Mesmo assim, funcionou bem nos primeiros anos. Mas apresenta sinais de
obsolescência.
O câmbio flexível, pensado para ajustes da
competitividade da economia brasileira, após quatro anos de uma banda cambial
fixa, foi importante. Todavia, ficou refém das idas e vindas dos mercados
futuros. Em vez de flexível é um câmbio volátil. Sua serventia diminuiu.
O regime de metas de inflação conseguiu
reduzir a inflação, cumpriu e cumpre bem seu papel. Mas “copomizou” a política
monetária. As atenções estão voltadas para a atuação do Comitê de Política
Monetária (Copom), que é fundamental e necessário, mas os demais objetivos,
como uma oferta de crédito acessível, ficaram para um segundo plano.
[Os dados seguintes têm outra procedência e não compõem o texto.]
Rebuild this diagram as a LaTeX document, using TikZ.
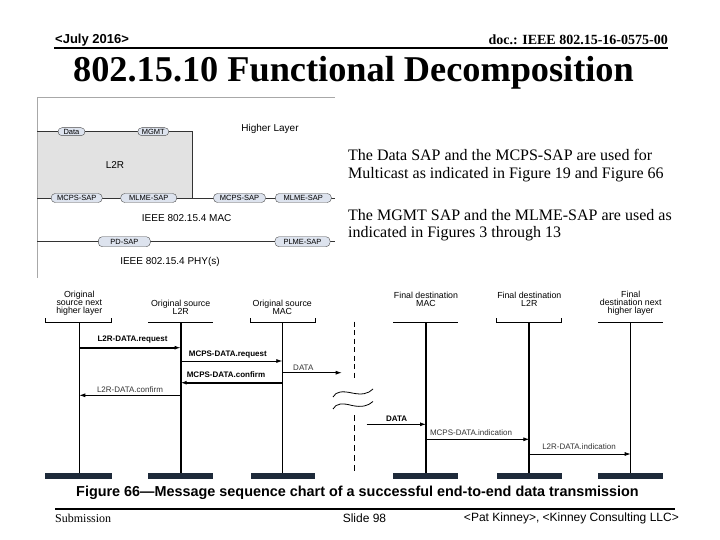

A taxa do cheque especial é 30 vezes superior
à taxa Selic e a do rotativo do cartão é 40 vezes maior. Com a Selic a 10,50%
ou a 8,50%, o efeito no crédito é pífio. A política monetária tem como objetivo
final promover o desenvolvimento sustentável. Com uma oferta de crédito
disfuncional, não cumpre bem seu objetivo.
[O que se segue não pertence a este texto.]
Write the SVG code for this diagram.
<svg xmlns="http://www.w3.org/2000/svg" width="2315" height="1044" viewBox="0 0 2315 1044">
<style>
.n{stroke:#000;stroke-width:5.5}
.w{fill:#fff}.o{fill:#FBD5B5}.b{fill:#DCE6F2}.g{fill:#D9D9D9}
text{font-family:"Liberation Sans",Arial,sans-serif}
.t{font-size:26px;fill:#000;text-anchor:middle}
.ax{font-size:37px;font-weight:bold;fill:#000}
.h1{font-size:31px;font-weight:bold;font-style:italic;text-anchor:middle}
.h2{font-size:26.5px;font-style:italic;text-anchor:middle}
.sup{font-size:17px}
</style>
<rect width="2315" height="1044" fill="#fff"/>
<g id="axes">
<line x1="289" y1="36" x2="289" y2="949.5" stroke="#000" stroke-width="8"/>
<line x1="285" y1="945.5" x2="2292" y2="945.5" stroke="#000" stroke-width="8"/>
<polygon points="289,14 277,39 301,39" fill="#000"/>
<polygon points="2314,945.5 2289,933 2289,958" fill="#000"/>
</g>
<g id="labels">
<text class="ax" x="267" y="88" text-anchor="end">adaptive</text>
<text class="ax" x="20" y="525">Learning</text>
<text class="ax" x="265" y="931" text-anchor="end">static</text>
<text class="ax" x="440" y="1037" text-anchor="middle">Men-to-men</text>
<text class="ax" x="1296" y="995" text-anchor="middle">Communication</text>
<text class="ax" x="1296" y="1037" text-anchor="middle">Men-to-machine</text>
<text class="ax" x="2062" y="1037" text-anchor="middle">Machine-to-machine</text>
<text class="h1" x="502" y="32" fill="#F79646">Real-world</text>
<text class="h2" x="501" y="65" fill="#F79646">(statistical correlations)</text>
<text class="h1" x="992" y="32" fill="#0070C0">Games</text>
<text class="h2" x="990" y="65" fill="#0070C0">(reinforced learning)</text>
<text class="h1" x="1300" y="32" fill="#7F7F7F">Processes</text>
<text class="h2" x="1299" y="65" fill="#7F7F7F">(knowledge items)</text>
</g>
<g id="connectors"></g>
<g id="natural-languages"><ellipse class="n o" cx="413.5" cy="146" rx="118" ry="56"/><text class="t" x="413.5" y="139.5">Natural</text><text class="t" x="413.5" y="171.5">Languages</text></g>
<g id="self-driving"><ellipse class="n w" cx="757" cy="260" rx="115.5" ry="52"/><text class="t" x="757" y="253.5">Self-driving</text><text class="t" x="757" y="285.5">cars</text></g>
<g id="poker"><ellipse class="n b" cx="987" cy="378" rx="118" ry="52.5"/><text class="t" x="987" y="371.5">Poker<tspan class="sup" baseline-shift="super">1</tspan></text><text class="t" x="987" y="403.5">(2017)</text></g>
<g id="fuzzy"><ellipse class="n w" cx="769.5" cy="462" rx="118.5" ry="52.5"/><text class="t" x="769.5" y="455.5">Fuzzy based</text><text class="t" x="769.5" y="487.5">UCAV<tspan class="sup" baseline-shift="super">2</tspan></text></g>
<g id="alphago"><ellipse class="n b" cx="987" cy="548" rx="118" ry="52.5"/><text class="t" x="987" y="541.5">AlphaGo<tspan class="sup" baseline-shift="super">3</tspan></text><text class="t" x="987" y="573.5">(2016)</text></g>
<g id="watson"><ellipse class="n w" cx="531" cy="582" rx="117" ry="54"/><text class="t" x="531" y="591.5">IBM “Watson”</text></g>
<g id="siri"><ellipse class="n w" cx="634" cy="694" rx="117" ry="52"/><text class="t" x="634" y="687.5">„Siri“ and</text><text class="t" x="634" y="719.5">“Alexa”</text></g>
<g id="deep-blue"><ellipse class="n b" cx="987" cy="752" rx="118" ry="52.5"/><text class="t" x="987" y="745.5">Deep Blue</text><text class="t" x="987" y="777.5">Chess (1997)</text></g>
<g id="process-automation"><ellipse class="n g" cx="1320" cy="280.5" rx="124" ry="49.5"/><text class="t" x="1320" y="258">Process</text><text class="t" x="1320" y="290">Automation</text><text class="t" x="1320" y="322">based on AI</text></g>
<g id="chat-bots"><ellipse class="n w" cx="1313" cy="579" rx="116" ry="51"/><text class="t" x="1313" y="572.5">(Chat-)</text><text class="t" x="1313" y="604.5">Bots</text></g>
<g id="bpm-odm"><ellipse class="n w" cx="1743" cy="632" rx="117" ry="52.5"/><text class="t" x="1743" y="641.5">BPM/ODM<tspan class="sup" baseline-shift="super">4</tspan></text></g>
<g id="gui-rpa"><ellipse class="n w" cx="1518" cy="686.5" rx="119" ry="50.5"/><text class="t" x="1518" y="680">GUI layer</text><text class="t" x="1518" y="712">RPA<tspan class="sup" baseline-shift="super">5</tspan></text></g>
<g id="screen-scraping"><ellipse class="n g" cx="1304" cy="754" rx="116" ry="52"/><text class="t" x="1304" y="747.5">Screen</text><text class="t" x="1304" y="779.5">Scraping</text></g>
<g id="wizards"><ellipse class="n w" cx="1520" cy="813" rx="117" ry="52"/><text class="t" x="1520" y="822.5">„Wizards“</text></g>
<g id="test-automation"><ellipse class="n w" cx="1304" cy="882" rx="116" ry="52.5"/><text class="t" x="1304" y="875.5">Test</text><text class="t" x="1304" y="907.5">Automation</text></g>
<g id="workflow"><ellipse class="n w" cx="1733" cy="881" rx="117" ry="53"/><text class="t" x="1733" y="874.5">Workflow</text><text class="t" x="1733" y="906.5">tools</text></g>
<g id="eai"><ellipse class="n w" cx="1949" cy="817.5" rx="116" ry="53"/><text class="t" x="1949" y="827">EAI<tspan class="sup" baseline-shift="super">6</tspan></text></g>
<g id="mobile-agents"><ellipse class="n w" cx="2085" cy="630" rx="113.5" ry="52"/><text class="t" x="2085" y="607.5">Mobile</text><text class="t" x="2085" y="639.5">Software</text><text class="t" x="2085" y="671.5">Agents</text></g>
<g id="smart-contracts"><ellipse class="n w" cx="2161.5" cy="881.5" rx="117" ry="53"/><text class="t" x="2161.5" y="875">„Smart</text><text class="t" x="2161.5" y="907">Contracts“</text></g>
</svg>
O terceiro pilar do tripé é o superávit
primário. Foi fundamental para reduzir a relação dívida/PIB após sua adoção.
Note-se que a estabilidade da relação dívida/PIB é o objetivo a ser perseguido,
o superávit primário é um meio. A relação sobe também com os juros da dívida
pública e contingências como as renegociações da dívida dos Estados e
precatórios. Deveriam ser monitorados com mais atenção.
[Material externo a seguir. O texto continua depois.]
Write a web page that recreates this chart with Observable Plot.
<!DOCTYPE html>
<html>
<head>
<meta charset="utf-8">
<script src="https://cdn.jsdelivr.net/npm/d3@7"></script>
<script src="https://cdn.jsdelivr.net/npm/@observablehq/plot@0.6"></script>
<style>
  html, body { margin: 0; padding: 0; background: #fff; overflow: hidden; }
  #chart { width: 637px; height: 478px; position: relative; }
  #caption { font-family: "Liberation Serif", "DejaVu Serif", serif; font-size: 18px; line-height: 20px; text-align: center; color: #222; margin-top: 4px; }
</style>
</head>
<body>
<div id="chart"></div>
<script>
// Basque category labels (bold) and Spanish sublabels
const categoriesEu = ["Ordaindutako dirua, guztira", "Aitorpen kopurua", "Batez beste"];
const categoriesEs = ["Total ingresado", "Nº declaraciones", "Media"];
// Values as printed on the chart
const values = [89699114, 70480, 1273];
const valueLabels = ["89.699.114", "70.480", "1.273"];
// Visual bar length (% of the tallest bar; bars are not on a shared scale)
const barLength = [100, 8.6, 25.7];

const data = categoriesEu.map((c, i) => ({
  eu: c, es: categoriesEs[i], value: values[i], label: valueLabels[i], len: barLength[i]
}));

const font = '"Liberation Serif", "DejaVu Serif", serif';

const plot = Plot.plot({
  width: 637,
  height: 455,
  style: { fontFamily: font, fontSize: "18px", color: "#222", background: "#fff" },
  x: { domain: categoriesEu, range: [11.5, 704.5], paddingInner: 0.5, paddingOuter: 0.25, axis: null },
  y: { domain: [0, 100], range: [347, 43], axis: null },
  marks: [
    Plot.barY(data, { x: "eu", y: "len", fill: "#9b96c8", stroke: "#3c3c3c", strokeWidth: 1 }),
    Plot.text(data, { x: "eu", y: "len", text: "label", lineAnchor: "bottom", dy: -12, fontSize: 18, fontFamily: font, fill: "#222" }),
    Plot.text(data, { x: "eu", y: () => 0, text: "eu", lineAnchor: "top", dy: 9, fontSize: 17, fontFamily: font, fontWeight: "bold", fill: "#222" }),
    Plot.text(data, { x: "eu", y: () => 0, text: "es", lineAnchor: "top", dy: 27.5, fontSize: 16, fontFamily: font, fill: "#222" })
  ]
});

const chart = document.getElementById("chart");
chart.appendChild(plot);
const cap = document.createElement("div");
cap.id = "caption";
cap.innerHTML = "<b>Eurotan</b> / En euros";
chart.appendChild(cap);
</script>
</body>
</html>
Pelas projeções atuais, a relação dívida/PIB
vai crescer até 2031. Deixa o País vulnerável a choques de oferta e a aumentos
não previstos de despesas. É uma estratégia arriscada para gerir as contas
públicas. A probabilidade de uma crise é alta. A estabilidade da relação
dívida/PIB é necessária para direcionar mais recursos para investimentos e
menos para pagar juros.
O Brasil não está num beco sem saída. As
projeções apontam para um crescimento da ordem de 2% ao ano, neste ano e nos
próximos. Está aquém da média mundial e muito aquém do potencial do País. O
Brasil pode mais. O que fazer? São três propostas. A primeira é reformular o
tripé câmbio, política monetária e política fiscal. Mudar para um regime de uma
banda flutuante móvel, aumentar o escopo da política monetária e focar na
estabilidade da relação dívida/PIB.
A segunda proposta é adicionar o item que
estava faltando ao tripé: o de modernização institucional, reformas. Há várias
reformas em andamento, mas não são vistas como prioritárias. O Brasil está
ficando obsoleto num mundo mais globalizado e mais sofisticado
tecnologicamente. Implantar reformas tem que ser um processo prioritário.
Poder-se-ia criar o pilar de adequação
institucional (PAI), para as reformas da educação, industrial, administrativa,
do Judiciário e outras. Urge mudar a política reacionária do governo por outra
sintonizada com os novos tempos. A taxa de mudanças institucionais tem que ser
maior do que a taxa de mudanças da realidade, para que a obsolescência diminua.
Além do tripé reformulado e da criação do
PAI, que dariam uma base sólida para o desenvolvimento, é necessário que os
economistas façam o Brasil sonhar. Mais do que déficit fiscal, há um déficit de
sonhos que os economistas têm que cobrir. Temos que pensar em mágicas. O Hino
Nacional é taxativo: Brasil, um sonho intenso. Bora fazer o Brasil sonhar.